__Requirements__. Output the first line of the listing and each line after it, up to and including the line that contains "const approxKn10 = [0.465, 0.535];", exactly as written, minus the pictures.

__Collected data__.
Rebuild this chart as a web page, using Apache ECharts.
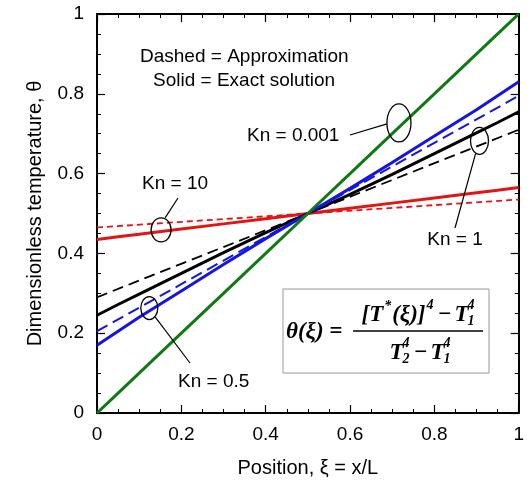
<!DOCTYPE html>
<html>
<head>
<meta charset="utf-8">
<script src="https://cdn.jsdelivr.net/npm/echarts@6/dist/echarts.min.js"></script>
<style>
  html, body { margin: 0; padding: 0; background: #fff; }
  #chart { width: 527px; height: 485px; }
</style>
</head>
<body>
<div id="chart"></div>
<script>
// Dimensionless temperature profiles between two plates
const positions = [0, 0.05, 0.1, 0.2, 0.3, 0.4, 0.5, 0.6, 0.7, 0.8, 0.9, 0.95, 1];
const exactKn0001 = [0, 0.05, 0.1, 0.2, 0.3, 0.4, 0.5, 0.6, 0.7, 0.8, 0.9, 0.95, 1];
const exactKn05 = [0.17, 0.205, 0.24, 0.306, 0.372, 0.437, 0.5, 0.563, 0.628, 0.694, 0.76, 0.795, 0.83];
const exactKn1 = [0.245, 0.272, 0.298, 0.35, 0.402, 0.452, 0.5, 0.548, 0.598, 0.65, 0.702, 0.728, 0.755];
const exactKn10 = [0.435, 0.442, 0.448, 0.461, 0.474, 0.487, 0.5, 0.513, 0.526, 0.539, 0.552, 0.558, 0.565];

const approxPositions = [0, 1];
const approxKn05 = [0.205, 0.795];
const approxKn1 = [0.29, 0.71];
const approxKn10 = [0.465, 0.535];

const tickLabels = ['0', '0.2', '0.4', '0.6', '0.8', '1'];

const pairs = (xs, ys) => xs.map((x, i) => [x, ys[i]]);
const labelFor = v => tickLabels[Math.round(v / 0.2)];

const SANS = '"Liberation Sans", Arial, sans-serif';
const SERIF = '"Liberation Serif", "Times New Roman", serif';

function frameAxis(position, withLabels, extra) {
  return Object.assign({
    type: 'value',
    position: position,
    min: 0,
    max: 1,
    interval: 0.2,
    axisLine: { show: true, onZero: false, lineStyle: { color: '#000', width: 2 } },
    axisTick: { show: true, inside: true, length: 8, lineStyle: { color: '#000', width: 1.2 } },
    minorTick: { show: true, splitNumber: 4, length: 4, lineStyle: { color: '#000', width: 1 } },
    splitLine: { show: false },
    axisLabel: withLabels
      ? { show: true, formatter: labelFor, color: '#000', fontFamily: SANS, fontSize: 19 }
      : { show: false }
  }, extra || {});
}

function solid(data, color) {
  return {
    type: 'line', data: data, symbol: 'none', silent: true,
    lineStyle: { color: color, width: 3, type: 'solid' }
  };
}
function dashed(data, color, width, dash) {
  return {
    type: 'line', data: data, symbol: 'none', silent: true,
    lineStyle: { color: color, width: width, type: dash }
  };
}

const chart = echarts.init(document.getElementById('chart'), null, { renderer: 'canvas' });

chart.setOption({
  animation: false,
  backgroundColor: '#fff',
  grid: { left: 97, right: 1, top: 14, bottom: 72, containLabel: false },
  xAxis: [
    frameAxis('bottom', true, {
      name: 'Position, \u03be = x/L',
      nameLocation: 'middle',
      nameGap: 45,
      nameTextStyle: { color: '#000', fontFamily: SANS, fontSize: 20 },
      axisLabel: { show: true, formatter: labelFor, color: '#000', fontFamily: SANS, fontSize: 19, margin: 12 }
    }),
    frameAxis('top', false)
  ],
  yAxis: [
    frameAxis('left', true, {
      name: 'Dimensionless temperature, \u03b8',
      nameLocation: 'middle',
      nameGap: 52,
      nameTextStyle: { color: '#000', fontFamily: SANS, fontSize: 20 },
      axisLabel: { show: true, formatter: labelFor, color: '#000', fontFamily: SANS, fontSize: 19, margin: 13 }
    }),
    frameAxis('right', false)
  ],
  series: [
    solid(pairs(positions, exactKn10), '#e41414'),
    solid(pairs(positions, exactKn1), '#000000'),
    solid(pairs(positions, exactKn05), '#1414e6'),
    dashed(pairs(approxPositions, approxKn10), '#e41414', 1.8, [6, 4]),
    dashed(pairs(approxPositions, approxKn1), '#000000', 1.8, [11, 6]),
    dashed(pairs(approxPositions, approxKn05), '#1414e6', 2, [12, 6]),
    solid(pairs(positions, exactKn0001), '#0f7a12')
  ]
});

// Annotations: callout ellipses, leaders, labels and the definition of theta
const ink = '#000';
const ellipse = (cx, cy, rx, ry) => ({
  type: 'ellipse', silent: true, z: 100,
  shape: { cx: cx, cy: cy, rx: rx, ry: ry },
  style: { fill: 'none', stroke: ink, lineWidth: 1.3 }
});
const leader = (x1, y1, x2, y2) => ({
  type: 'line', silent: true, z: 100,
  shape: { x1: x1, y1: y1, x2: x2, y2: y2 },
  style: { stroke: ink, lineWidth: 1.2 }
});
const label = (text, x, y, align) => ({
  type: 'text', silent: true, z: 100,
  style: { text: text, x: x, y: y, fill: ink, font: '19px ' + SANS, textAlign: align || 'left', textVerticalAlign: 'middle' }
});

const mathFont = size => 'italic bold ' + size + 'px ' + SERIF;
const measureCtx = document.createElement('canvas').getContext('2d');
function textWidth(s, size) {
  measureCtx.font = mathFont(size);
  return measureCtx.measureText(s).width;
}

// Lays out a row of math tokens; a token flagged "stack" shares the x of the previous one.
function mathRow(tokens, centerX, centerY) {
  const placed = [];
  let x = 0;
  let lastX = 0;
  let lastW = 0;
  tokens.forEach(tok => {
    const w = textWidth(tok.s, tok.size);
    let tx;
    if (tok.stack) {
      tx = lastX;
      x = Math.max(x, lastX + w + (tok.gap || 0));
    } else {
      tx = x + (tok.kern || 0);
      x = tx + w + (tok.gap || 0);
    }
    lastX = tx;
    lastW = w;
    placed.push({ tok: tok, x: tx });
  });
  const start = centerX - x / 2;
  return placed.map(p => ({
    type: 'text', silent: true, z: 101,
    style: {
      text: p.tok.s, x: start + p.x, y: centerY + (p.tok.dy || 0),
      fill: ink, font: mathFont(p.tok.size), textAlign: 'left', textVerticalAlign: 'middle'
    }
  }));
}

function definitionBox() {
  const big = 23;
  const small = 14;
  const numerator = [
    { s: '[', size: big },
    { s: 'T', size: big },
    { s: '*', size: small, dy: -9, kern: 1 },
    { s: '(\u03be)]', size: big, kern: 1 },
    { s: '4', size: small, dy: -10, kern: 1 },
    { s: '\u2212', size: big, kern: 4, gap: 3 },
    { s: 'T', size: big },
    { s: '1', size: small, dy: 6, kern: -1 },
    { s: '4', size: small, dy: -10, stack: true, kern: 0 }
  ];
  const denominator = [
    { s: 'T', size: big },
    { s: '2', size: small, dy: 6, kern: -1 },
    { s: '4', size: small, dy: -10, stack: true },
    { s: '\u2212', size: big, kern: 4, gap: 3 },
    { s: 'T', size: big },
    { s: '1', size: small, dy: 6, kern: -1 },
    { s: '4', size: small, dy: -10, stack: true }
  ];
  // nudge stacked superscripts a little right of the subscripts (italic slant)
  const shiftStacked = els => els;
  return [
    {
      type: 'rect', silent: true, z: 99,
      shape: { x: 283, y: 289, width: 206, height: 84 },
      style: { fill: '#fff', stroke: '#9a9a9a', lineWidth: 1 }
    },
    {
      type: 'text', silent: true, z: 101,
      style: { text: '\u03b8(\u03be) =', x: 286, y: 332, fill: ink, font: mathFont(23), textAlign: 'left', textVerticalAlign: 'middle' }
    },
    {
      type: 'line', silent: true, z: 101,
      shape: { x1: 353, y1: 331, x2: 483, y2: 331 },
      style: { stroke: ink, lineWidth: 1.5 }
    }
  ].concat(shiftStacked(mathRow(numerator, 418, 315)), shiftStacked(mathRow(denominator, 420, 353)));
}

function callouts() {
  const px = (x, y) => chart.convertToPixel({ gridIndex: 0 }, [x, y]);
  const e0001 = px(0.716, 0.727);
  const e1 = px(0.907, 0.682);
  const e10 = px(0.152, 0.459);
  const e05 = px(0.124, 0.263);
  return [
    label('Dashed = Approximation', 140, 57),
    label('Solid = Exact solution', 153, 81),

    ellipse(e0001[0], e0001[1], 12, 19),
    leader(350, 135, e0001[0] - 12, e0001[1] + 1),
    label('Kn = 0.001', 247, 136),

    ellipse(e1[0], e1[1], 9, 13.5),
    leader(e1[0] - 4, e1[1] + 13, 455, 228),
    label('Kn = 1', 455, 240, 'center'),

    ellipse(e10[0], e10[1], 10, 12),
    leader(e10[0] + 4, e10[1] - 12, 178, 198),
    label('Kn = 10', 175, 184, 'center'),

    ellipse(e05[0], e05[1], 8.5, 11.5),
    leader(e05[0] + 6, e05[1] + 9, 190, 363),
    label('Kn = 0.5', 178, 382)
  ].concat(definitionBox());
}

chart.setOption({ graphic: { elements: callouts() } });
</script>
</body>
</html>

__Answer to the exercise__.
Rebuild this chart as a web page, using Apache ECharts.
<!DOCTYPE html>
<html>
<head>
<meta charset="utf-8">
<script src="https://cdn.jsdelivr.net/npm/echarts@6/dist/echarts.min.js"></script>
<style>
  html, body { margin: 0; padding: 0; background: #fff; }
  #chart { width: 527px; height: 485px; }
</style>
</head>
<body>
<div id="chart"></div>
<script>
// Dimensionless temperature profiles between two plates
const positions = [0, 0.05, 0.1, 0.2, 0.3, 0.4, 0.5, 0.6, 0.7, 0.8, 0.9, 0.95, 1];
const exactKn0001 = [0, 0.05, 0.1, 0.2, 0.3, 0.4, 0.5, 0.6, 0.7, 0.8, 0.9, 0.95, 1];
const exactKn05 = [0.17, 0.205, 0.24, 0.306, 0.372, 0.437, 0.5, 0.563, 0.628, 0.694, 0.76, 0.795, 0.83];
const exactKn1 = [0.245, 0.272, 0.298, 0.35, 0.402, 0.452, 0.5, 0.548, 0.598, 0.65, 0.702, 0.728, 0.755];
const exactKn10 = [0.435, 0.442, 0.448, 0.461, 0.474, 0.487, 0.5, 0.513, 0.526, 0.539, 0.552, 0.558, 0.565];

const approxPositions = [0, 1];
const approxKn05 = [0.205, 0.795];
const approxKn1 = [0.29, 0.71];
const approxKn10 = [0.465, 0.535];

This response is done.